Relationships and The Journey Are All We Have. You learn this the first time around for sure, but you really get it later. I don’t really care what I do, personally. I’ve built 3 very different companies. The exact companies I started sort of chose me, in some ways. I’ve built products that saved lives, and ones that created categories. That’s not really what I think about so much. It’s the team and the journey you’ll remember. The innovative products we build today may well not be around once we’re 100. But hopefully, some of the team will still be there. I hope when I’m 100, I’ll still be able to get together with some of my co-founders, executives, and top teammates. The third time around, it’s not worth it without a team you truly want to go on a journey with.
What’s the Same:
Imposter Syndrome.
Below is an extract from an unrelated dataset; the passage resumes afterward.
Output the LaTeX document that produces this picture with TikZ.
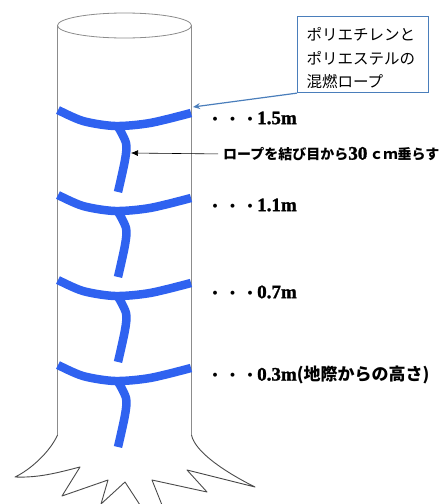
\documentclass[tikz,border=0pt]{standalone}
\usepackage{fontspec}
\setmainfont{Liberation Serif}
\newfontfamily\jpfont{Noto Sans CJK JP}
\newfontfamily\numfont{Liberation Serif}[BoldFeatures={FakeBold=1.5}]
\usetikzlibrary{arrows.meta}

\definecolor{ropeblue}{HTML}{2F62F0}
\definecolor{calloutblue}{HTML}{4A7EBB}
\definecolor{bark}{HTML}{8C8C8C}
\definecolor{rootline}{HTML}{4A4A4A}

\newcommand{\jpbold}{\jpfont\bfseries\fontsize{14}{16}\selectfont}
\newcommand{\numbold}{\numfont\bfseries\fontsize{19}{20}\selectfont}
\newcommand{\lvl}[1]{{\jpbold ・\kern3.5pt・\kern3.5pt・}{\numbold #1}}

\tikzset{
  ropeline/.style={draw=ropeblue, line width=8.5pt},
  height/.style={anchor=west, inner sep=0pt},
}

\begin{document}
\begin{tikzpicture}[x=1pt,y=-1pt]
  \useasboundingbox (0,0) rectangle (445,504);
  % trunk
  \draw[bark, line width=0.8pt] (124.5,25.5) ellipse [x radius=67pt, y radius=12.5pt];
  \draw[bark, line width=0.8pt] (57.5,25.5) -- (57.5,435) (191.5,25.5) -- (191.5,435);
  % roots
  \draw[rootline, line width=0.9pt, line join=round]
    (57.5,435) .. controls (50,452) and (30,470) .. (15,477)
    .. controls (40,478) and (60,472) .. (80,467) -- (62,496) -- (108,480)
    -- (101,504) -- (125,482) -- (140,505)
    (162,505) -- (152,480) -- (207,492) -- (187,470) -- (255,487)
    .. controls (225,472) and (195,452) .. (191.5,435);
  % ropes, one every 85pt
  \foreach \dy in {0,85,170,255} {
    \begin{scope}[shift={(0,\dy)}]
      \draw[ropeline] plot[smooth] coordinates {(58,110) (83,121) (115,126) (150,123) (191,113)};
      \draw[ropeline] plot[smooth] coordinates {(117,125) (126,143) (125,160) (118,192)};
    \end{scope}
  }
  % heights
  \node[height] (h15) at (208,118) {\lvl{1.5m}};
  \node[height] (h11) at (208,205) {\lvl{1.1m}};
  \node[height] (h07) at (208,292) {\lvl{0.7m}};
  \node[height] (h03) at (208,375)
    {\lvl{0.3m}{\jpfont\bfseries\fontsize{17}{19}\selectfont (地際からの高さ)}};
  % hanging end
  \coordinate (knot) at (131,153);
  \node[height] (drop) at (223,154) {\jpbold ロープを結び目から{\numbold 30}\,ｃｍ垂らす};
  \draw[-{Latex[length=7pt,width=6pt]}, line width=0.6pt, shorten <=5pt] (drop.west) -- (knot);
  % material note
  \coordinate (ropeend) at (193,107);
  \node[draw=calloutblue, line width=1.2pt, anchor=north west, minimum width=131pt,
        minimum height=75pt, inner xsep=9pt, text width=113pt, align=left,
        font=\jpfont\fontsize{15.5}{23.5}\selectfont] (note) at (297,16)
    {\rule{0pt}{21pt}ポリエチレンと\\ポリエステルの\\混燃ロープ};
  \draw[calloutblue, line width=1.2pt, -{Stealth[length=7pt,width=6pt]}] (note.south west) -- (ropeend);
\end{tikzpicture}
\end{document}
Still have it. Almost every day. I’m just a little more at peace with it. I try not to hang out with people, or at events, that accentuate it I try to spend more time with folks that care about what I care about, with similar values. I still try to hang out with CEOs and executives that are better than me. That’s what pushes you to the next level. But I try to avoid folks that have no idea what SaaStr is, and more importantly, don’t care and don’t want to learn.
In the end, I think third-timers do have some cons. The crazy stuff is harder now. The travel is harder. And I get tired at night now. I used to make explainer videos at 10pm. Now I’m trying to get shut-eye around then.
But it’s easier to go long, and go big. Maybe at a minimum, it’s a wash. It’s certainly not a negative to be more experienced.
So maybe add some more folks with solid experience to your team. You probably don’t have enough of them. We may not be as crazy. But we do know how to get you there.